_Work instructions_
Copy each line of the data below exactly, leaving out pictures.

_Provided material_
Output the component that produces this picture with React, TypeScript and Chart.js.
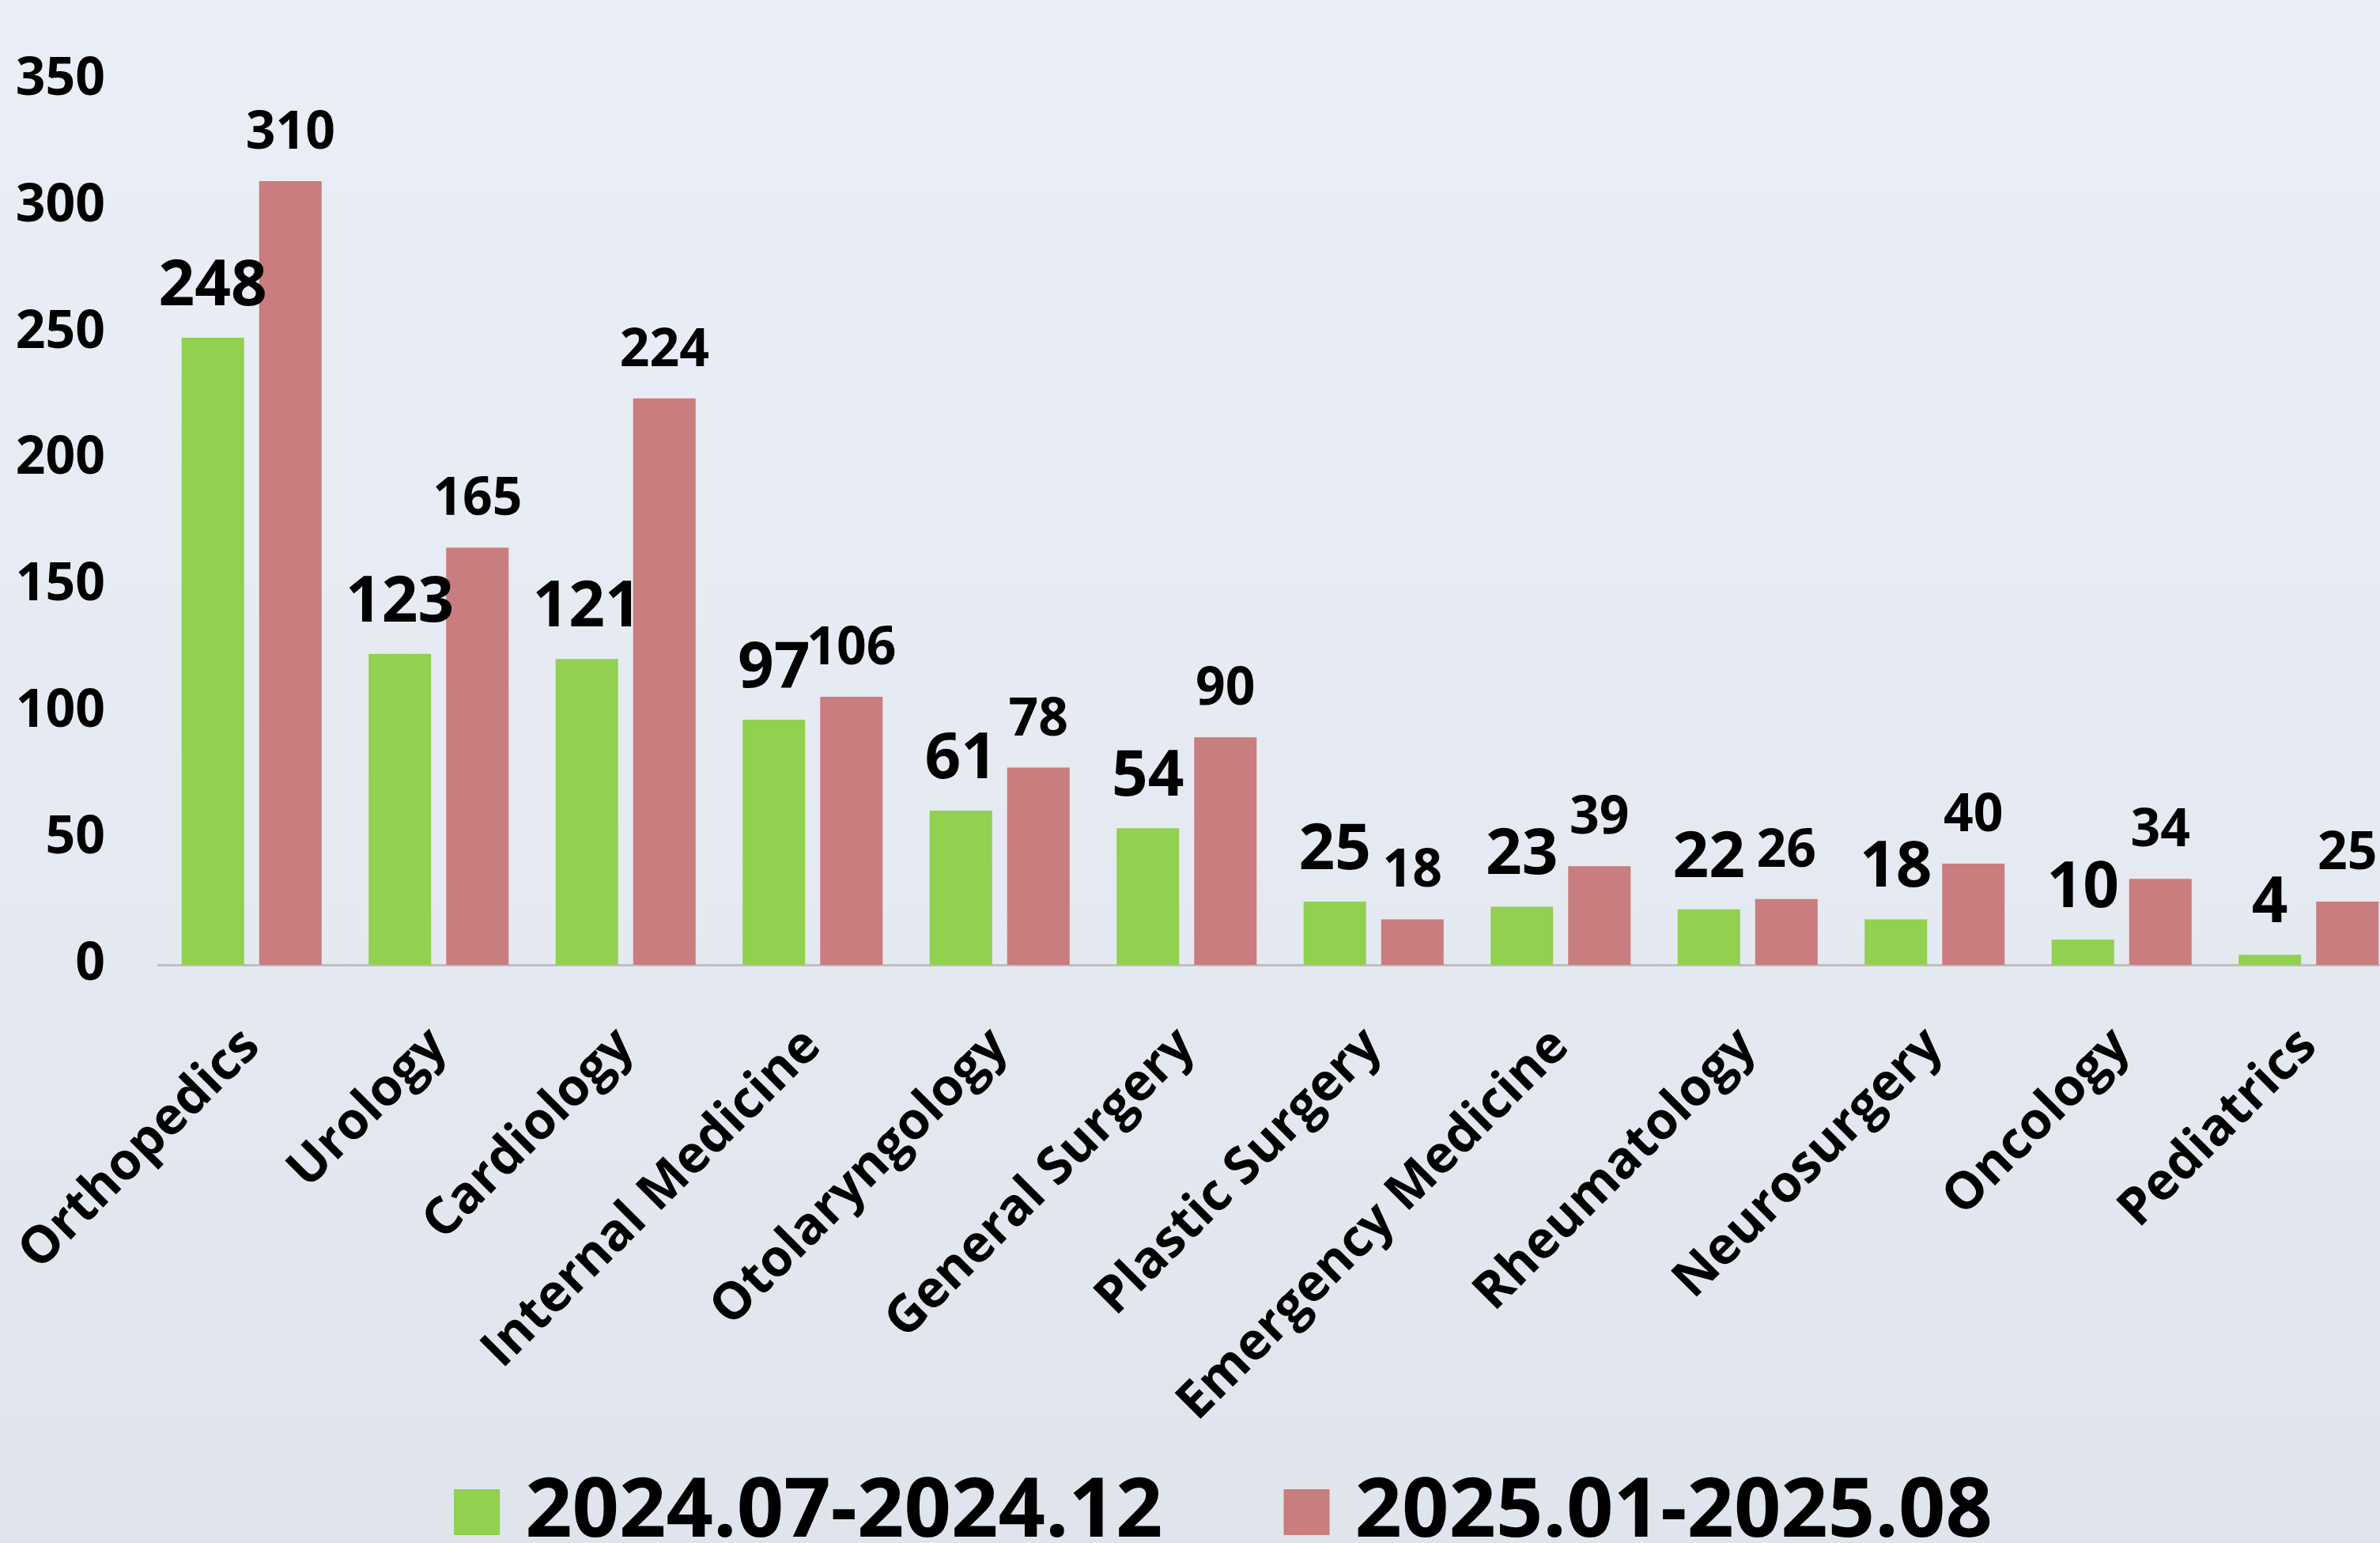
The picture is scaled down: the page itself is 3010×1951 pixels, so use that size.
import React, { useEffect, useRef } from 'react';
import { Chart, registerables } from 'chart.js';

Chart.register(...registerables);

const categories = [
  'Orthopedics',
  'Urology',
  'Cardiology',
  'Internal Medicine',
  'Otolaryngology',
  'General Surgery',
  'Plastic Surgery',
  'Emergency Medicine',
  'Rheumatology',
  'Neurosurgery',
  'Oncology',
  'Pediatrics',
];
const series2024 = [248, 123, 121, 97, 61, 54, 25, 23, 22, 18, 10, 4];
const series2025 = [310, 165, 224, 106, 78, 90, 18, 39, 26, 40, 34, 25];
const seriesLabels = ['2024.07-2024.12', '2025.01-2025.08'];
const seriesColors = ['#92D050', '#C97D7E'];
const yMin = 0;
const yMax = 350;
const yStep = 50;

const FONT = '"Open Sans", "Noto Sans", sans-serif';

const valueLabelPlugin = {
  id: 'valueLabels',
  afterDatasetsDraw(chart: any) {
    const ctx = chart.ctx;
    chart.data.datasets.forEach((ds: any, i: number) => {
      const meta = chart.getDatasetMeta(i);
      ctx.save();
      ctx.font = `bold ${i === 0 ? 80 : 66}px ${FONT}`;
      ctx.fillStyle = '#000';
      ctx.textAlign = 'center';
      ctx.textBaseline = 'alphabetic';
      meta.data.forEach((bar: any, j: number) => {
        ctx.fillText(String(ds.data[j]), bar.x, bar.y - 41);
      });
      ctx.restore();
    });
  },
};

const legendPlugin = {
  id: 'customLegend',
  afterDraw(chart: any) {
    const ctx = chart.ctx;
    const box = 58;
    const gapText = 32;
    const gapItem = 153;
    const centerX = 1547;
    const baseline = 1943;
    const boxTop = 1883;
    ctx.save();
    ctx.font = `bold 104px ${FONT}`;
    const items = chart.data.datasets.map((ds: any) => ({
      label: ds.label,
      color: ds.backgroundColor,
      w: ctx.measureText(ds.label).width,
    }));
    let total = 0;
    items.forEach((it: any, k: number) => {
      total += box + gapText + it.w + (k > 0 ? gapItem : 0);
    });
    let x = centerX - total / 2;
    items.forEach((it: any) => {
      ctx.fillStyle = it.color;
      ctx.fillRect(x, boxTop, box, box);
      x += box + gapText;
      ctx.fillStyle = '#000';
      ctx.textAlign = 'left';
      ctx.textBaseline = 'alphabetic';
      ctx.fillText(it.label, x, baseline);
      x += it.w + gapItem;
    });
    ctx.restore();
  },
};

function BarChart() {
  const ref = useRef<HTMLCanvasElement | null>(null);
  useEffect(() => {
    if (!ref.current) return;
    const chart = new Chart(ref.current, {
      type: 'bar',
      data: {
        labels: categories,
        datasets: [
          {
            label: seriesLabels[0],
            data: series2024,
            backgroundColor: seriesColors[0],
            categoryPercentage: 0.829,
            barPercentage: 0.806,
          },
          {
            label: seriesLabels[1],
            data: series2025,
            backgroundColor: seriesColors[1],
            categoryPercentage: 0.829,
            barPercentage: 0.806,
          },
        ],
      },
      options: {
        responsive: false,
        animation: false,
        layout: { padding: { top: 101, right: 22, left: 0, bottom: 0 } },
        plugins: {
          legend: { display: false },
          title: { display: false },
          tooltip: { enabled: false },
        },
        scales: {
          x: {
            grid: { display: false, drawTicks: false },
            border: { display: true, color: '#BFBFBF', width: 3 },
            ticks: {
              autoSkip: false,
              minRotation: 45,
              maxRotation: 45,
              color: '#000',
              padding: 65,
              font: { family: FONT, size: 65, weight: 'bold' },
            },
            afterFit: (scale: any) => {
              scale.height = 731;
              scale.paddingLeft = 0;
              scale.paddingRight = 0;
            },
          },
          y: {
            min: yMin,
            max: yMax,
            grid: { display: false, drawTicks: false },
            border: { display: false },
            ticks: {
              stepSize: yStep,
              color: '#000',
              padding: 67,
              font: { family: FONT, size: 66, weight: 'bold' },
            },
            afterFit: (scale: any) => {
              scale.width = 200;
              scale.paddingTop = 0;
              scale.paddingBottom = 0;
            },
          },
        },
      },
      plugins: [valueLabelPlugin, legendPlugin],
    } as any);
    return () => chart.destroy();
  }, []);
  return <canvas ref={ref} width={3060} height={1951} style={{ display: 'block' }} />;
}

export default function App() {
  return (
    <div
      style={{
        position: 'fixed',
        top: 0,
        left: 0,
        width: 3010,
        height: 1951,
        overflow: 'hidden',
        background: 'linear-gradient(180deg, #EAEEF7 0%, #E6EAF3 50%, #E0E4ED 100%)',
      }}
    >
      <BarChart />
    </div>
  );
}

_Reply_
Output the component that produces this picture with React, TypeScript and Chart.js.
The picture is scaled down: the page itself is 3010×1951 pixels, so use that size.
import React, { useEffect, useRef } from 'react';
import { Chart, registerables } from 'chart.js';

Chart.register(...registerables);

const categories = [
  'Orthopedics',
  'Urology',
  'Cardiology',
  'Internal Medicine',
  'Otolaryngology',
  'General Surgery',
  'Plastic Surgery',
  'Emergency Medicine',
  'Rheumatology',
  'Neurosurgery',
  'Oncology',
  'Pediatrics',
];
const series2024 = [248, 123, 121, 97, 61, 54, 25, 23, 22, 18, 10, 4];
const series2025 = [310, 165, 224, 106, 78, 90, 18, 39, 26, 40, 34, 25];
const seriesLabels = ['2024.07-2024.12', '2025.01-2025.08'];
const seriesColors = ['#92D050', '#C97D7E'];
const yMin = 0;
const yMax = 350;
const yStep = 50;

const FONT = '"Open Sans", "Noto Sans", sans-serif';

const valueLabelPlugin = {
  id: 'valueLabels',
  afterDatasetsDraw(chart: any) {
    const ctx = chart.ctx;
    chart.data.datasets.forEach((ds: any, i: number) => {
      const meta = chart.getDatasetMeta(i);
      ctx.save();
      ctx.font = `bold ${i === 0 ? 80 : 66}px ${FONT}`;
      ctx.fillStyle = '#000';
      ctx.textAlign = 'center';
      ctx.textBaseline = 'alphabetic';
      meta.data.forEach((bar: any, j: number) => {
        ctx.fillText(String(ds.data[j]), bar.x, bar.y - 41);
      });
      ctx.restore();
    });
  },
};

const legendPlugin = {
  id: 'customLegend',
  afterDraw(chart: any) {
    const ctx = chart.ctx;
    const box = 58;
    const gapText = 32;
    const gapItem = 153;
    const centerX = 1547;
    const baseline = 1943;
    const boxTop = 1883;
    ctx.save();
    ctx.font = `bold 104px ${FONT}`;
    const items = chart.data.datasets.map((ds: any) => ({
      label: ds.label,
      color: ds.backgroundColor,
      w: ctx.measureText(ds.label).width,
    }));
    let total = 0;
    items.forEach((it: any, k: number) => {
      total += box + gapText + it.w + (k > 0 ? gapItem : 0);
    });
    let x = centerX - total / 2;
    items.forEach((it: any) => {
      ctx.fillStyle = it.color;
      ctx.fillRect(x, boxTop, box, box);
      x += box + gapText;
      ctx.fillStyle = '#000';
      ctx.textAlign = 'left';
      ctx.textBaseline = 'alphabetic';
      ctx.fillText(it.label, x, baseline);
      x += it.w + gapItem;
    });
    ctx.restore();
  },
};

function BarChart() {
  const ref = useRef<HTMLCanvasElement | null>(null);
  useEffect(() => {
    if (!ref.current) return;
    const chart = new Chart(ref.current, {
      type: 'bar',
      data: {
        labels: categories,
        datasets: [
          {
            label: seriesLabels[0],
            data: series2024,
            backgroundColor: seriesColors[0],
            categoryPercentage: 0.829,
            barPercentage: 0.806,
          },
          {
            label: seriesLabels[1],
            data: series2025,
            backgroundColor: seriesColors[1],
            categoryPercentage: 0.829,
            barPercentage: 0.806,
          },
        ],
      },
      options: {
        responsive: false,
        animation: false,
        layout: { padding: { top: 101, right: 22, left: 0, bottom: 0 } },
        plugins: {
          legend: { display: false },
          title: { display: false },
          tooltip: { enabled: false },
        },
        scales: {
          x: {
            grid: { display: false, drawTicks: false },
            border: { display: true, color: '#BFBFBF', width: 3 },
            ticks: {
              autoSkip: false,
              minRotation: 45,
              maxRotation: 45,
              color: '#000',
              padding: 65,
              font: { family: FONT, size: 65, weight: 'bold' },
            },
            afterFit: (scale: any) => {
              scale.height = 731;
              scale.paddingLeft = 0;
              scale.paddingRight = 0;
            },
          },
          y: {
            min: yMin,
            max: yMax,
            grid: { display: false, drawTicks: false },
            border: { display: false },
            ticks: {
              stepSize: yStep,
              color: '#000',
              padding: 67,
              font: { family: FONT, size: 66, weight: 'bold' },
            },
            afterFit: (scale: any) => {
              scale.width = 200;
              scale.paddingTop = 0;
              scale.paddingBottom = 0;
            },
          },
        },
      },
      plugins: [valueLabelPlugin, legendPlugin],
    } as any);
    return () => chart.destroy();
  }, []);
  return <canvas ref={ref} width={3060} height={1951} style={{ display: 'block' }} />;
}

export default function App() {
  return (
    <div
      style={{
        position: 'fixed',
        top: 0,
        left: 0,
        width: 3010,
        height: 1951,
        overflow: 'hidden',
        background: 'linear-gradient(180deg, #EAEEF7 0%, #E6EAF3 50%, #E0E4ED 100%)',
      }}
    >
      <BarChart />
    </div>
  );
}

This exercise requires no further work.